Tuesday, June 28, 2011

Dangers Of Growing Too Fast in the Music Business

Boo.com has spent $125 million in 18 months and was yet to make sales. At launch their whole business model collapsed because the site needed broadband which at the time was only available to a few people. Sales were so poor and complaints were mounting and in the year 2000 the company went bust. The name and some of part of its systems sold for $250,000!

Ambition is good yet every ambition has to be tempered with some element of patient endurance. Growing, learning; then growing and learning, fixing the problems and growing and learning. When anyone; either artists, labels or other music businesses try to circumvent this simple method they most of the time end in the liquidators office.

So how do you know your music business is growing too fast, or that you are beginning to bite off more than you can chew?

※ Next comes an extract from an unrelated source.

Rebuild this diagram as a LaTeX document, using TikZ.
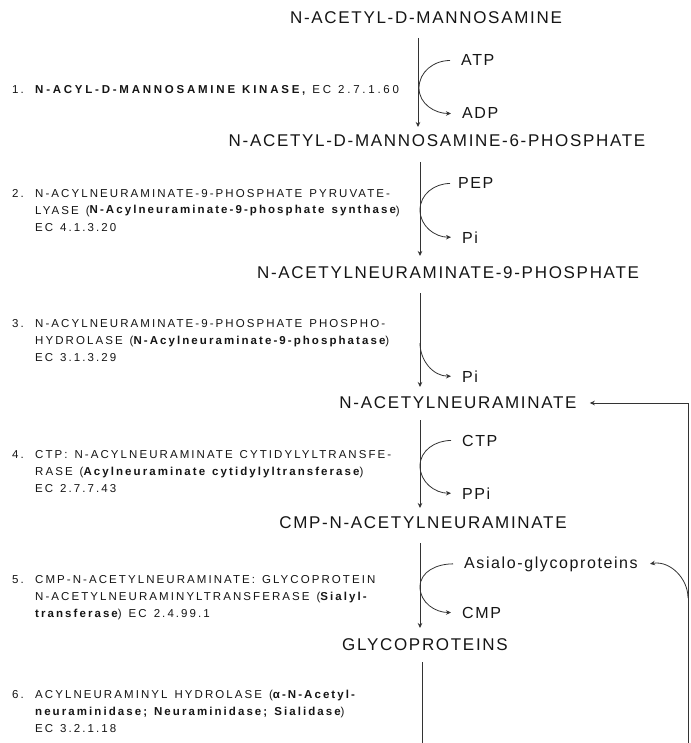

Unable to pay running costs - When any business is incapable of paying the small bills like telephone, gas, electricity they are probably in a dangerous zone especially if the business is embarking on an expansion programme of some sort. When a company is growing and expanding well they are well positioned to meet their day to day expenses but the ones without a good growth plan will struggle.
Little or no cashflow- Where is all the money going!? Money/cash is the life blood of any business and we must always have a reserve of about 20 - 30 per cent of the profits if the business is to survive a lean period. If an unexpected event takes place in the business cycle i.e. a distributor goes bust owing money; that could cause a rapidly expanding business to go bust too. However with cash in reserve it becomes easier to ride a business storm.
Poor level of sales in comparison to expansion/activities- Expansion has to be funded by money. It could either be borrowed money of money that has been saved over a long period. Whatever the method a business decides to pursue, sales become even more important during an expansion period because increase sales will affect the cashflow of the business. So when a music business is financing a new product or service it is essential that they keep their eyes on the need to increase the level of sales to match the planned growth.
High gearing- Any business that borrows too much is simply asking for trouble in future because borrowing is and will always be the most expensive type of debt. The finance of a company which has 1/3 of its finance as debt can still survive as opposed to the one who has about 70-80% of its finance on debt. Here is the ultimate question about borrowing -"When the financers call for their money can you pay up without putting the business in danger!?"
Accepting orders you cannot meet or are unable to say no to- At a particular staging of one's business there are certain types of suppliers or service providers you cannot afford to deal with. For example, if you are just starting a label you may not be in a position to trade with a major distributor who may ask you to supply a minimum of 2000 - 10,000 CD's. If you do supply them it means you will need to wait to get paid and waiting affects the cashflow which affects the business.